Freebox TV streaming

My ISP, Free, gives its customers an access point and TV set-top box. The access point is also a UPnP, Samba, AFP server and Bittorrent client amongst other things.

It's also responsible for handling IPTV, streaming to the TV set-top box. You can also watch TV on your laptop streaming RTSP to local clients.

This Grilo plugin, once all the issues are fixed, should allow us to show the TV channels in Totem.

Monday, 9 December 2013

Bluetooth panel redesign

Another week, another panel refresh.

Rather than the 2-pane approach, and a separate setup interface we used to have, we've gone for a single pane device list, as you've probably seen on your smartphone.




We also do away with the "Discoverable" switch (your computer will be visible when this panel is opened, invisible if not), and nearby devices will show up at the bottom of the list.
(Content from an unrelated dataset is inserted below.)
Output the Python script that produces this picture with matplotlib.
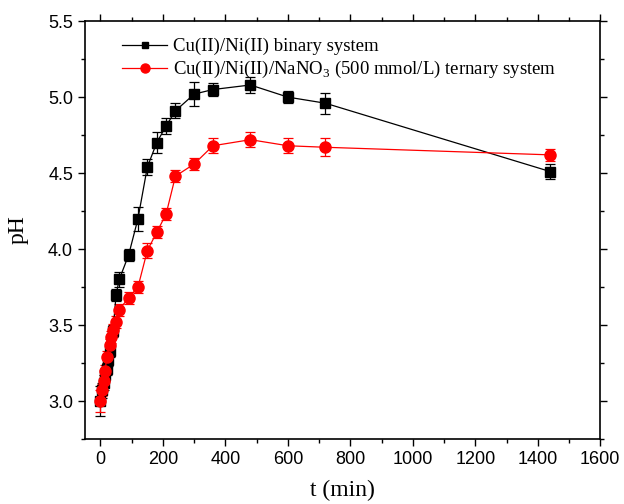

Simply click on one to set it up.

Clicking on an already setup device will bring up the properties, allowing you to connect to the device if necessary, or link to related preferences.


Finally, the biggest part of the work was making sure that the new setup mechanism worked at least as well as the stand-alone wizard. This means that I got 17 of my most representative devices out, and set up every single one of them. Edge case.



There's a good chance that we'll make some additional, minor, adjustments to the wording, spacing and behaviour of this panel before the GNOME 3.12 release. I'd particularly like to make clicking on a device connect to it if already setup and offer some other way of accessing properties.